**AIM:** Skip every picture and transcribe the remaining material exactly.

───── SOURCE MATERIAL

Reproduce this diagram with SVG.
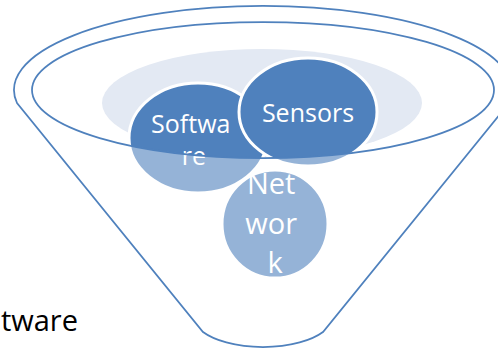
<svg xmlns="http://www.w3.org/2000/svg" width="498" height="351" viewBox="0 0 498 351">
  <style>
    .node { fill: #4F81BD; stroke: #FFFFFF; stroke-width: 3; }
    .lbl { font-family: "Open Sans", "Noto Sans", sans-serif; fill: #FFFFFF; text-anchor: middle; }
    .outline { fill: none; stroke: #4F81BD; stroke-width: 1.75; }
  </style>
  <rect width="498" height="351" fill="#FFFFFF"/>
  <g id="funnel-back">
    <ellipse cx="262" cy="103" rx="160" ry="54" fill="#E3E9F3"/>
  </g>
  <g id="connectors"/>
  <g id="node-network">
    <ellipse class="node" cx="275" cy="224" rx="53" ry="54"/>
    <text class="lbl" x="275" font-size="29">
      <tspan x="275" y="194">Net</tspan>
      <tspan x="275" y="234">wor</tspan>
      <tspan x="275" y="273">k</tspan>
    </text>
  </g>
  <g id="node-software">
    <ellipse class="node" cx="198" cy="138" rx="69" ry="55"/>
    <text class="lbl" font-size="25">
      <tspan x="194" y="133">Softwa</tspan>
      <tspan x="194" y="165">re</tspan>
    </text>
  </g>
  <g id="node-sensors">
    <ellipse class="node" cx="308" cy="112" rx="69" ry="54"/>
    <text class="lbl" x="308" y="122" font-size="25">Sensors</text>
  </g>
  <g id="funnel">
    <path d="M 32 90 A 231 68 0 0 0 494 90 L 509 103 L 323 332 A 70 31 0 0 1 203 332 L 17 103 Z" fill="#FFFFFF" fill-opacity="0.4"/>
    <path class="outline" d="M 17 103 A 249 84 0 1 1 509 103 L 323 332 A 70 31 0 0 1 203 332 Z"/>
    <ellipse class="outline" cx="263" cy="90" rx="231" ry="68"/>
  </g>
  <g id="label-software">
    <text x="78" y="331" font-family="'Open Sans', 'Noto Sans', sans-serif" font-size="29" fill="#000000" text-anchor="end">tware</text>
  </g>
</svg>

──────────

**FULL RESPONSE:**
Reproduce this diagram with SVG.
<svg xmlns="http://www.w3.org/2000/svg" width="498" height="351" viewBox="0 0 498 351">
  <style>
    .node { fill: #4F81BD; stroke: #FFFFFF; stroke-width: 3; }
    .lbl { font-family: "Open Sans", "Noto Sans", sans-serif; fill: #FFFFFF; text-anchor: middle; }
    .outline { fill: none; stroke: #4F81BD; stroke-width: 1.75; }
  </style>
  <rect width="498" height="351" fill="#FFFFFF"/>
  <g id="funnel-back">
    <ellipse cx="262" cy="103" rx="160" ry="54" fill="#E3E9F3"/>
  </g>
  <g id="connectors"/>
  <g id="node-network">
    <ellipse class="node" cx="275" cy="224" rx="53" ry="54"/>
    <text class="lbl" x="275" font-size="29">
      <tspan x="275" y="194">Net</tspan>
      <tspan x="275" y="234">wor</tspan>
      <tspan x="275" y="273">k</tspan>
    </text>
  </g>
  <g id="node-software">
    <ellipse class="node" cx="198" cy="138" rx="69" ry="55"/>
    <text class="lbl" font-size="25">
      <tspan x="194" y="133">Softwa</tspan>
      <tspan x="194" y="165">re</tspan>
    </text>
  </g>
  <g id="node-sensors">
    <ellipse class="node" cx="308" cy="112" rx="69" ry="54"/>
    <text class="lbl" x="308" y="122" font-size="25">Sensors</text>
  </g>
  <g id="funnel">
    <path d="M 32 90 A 231 68 0 0 0 494 90 L 509 103 L 323 332 A 70 31 0 0 1 203 332 L 17 103 Z" fill="#FFFFFF" fill-opacity="0.4"/>
    <path class="outline" d="M 17 103 A 249 84 0 1 1 509 103 L 323 332 A 70 31 0 0 1 203 332 Z"/>
    <ellipse class="outline" cx="263" cy="90" rx="231" ry="68"/>
  </g>
  <g id="label-software">
    <text x="78" y="331" font-family="'Open Sans', 'Noto Sans', sans-serif" font-size="29" fill="#000000" text-anchor="end">tware</text>
  </g>
</svg>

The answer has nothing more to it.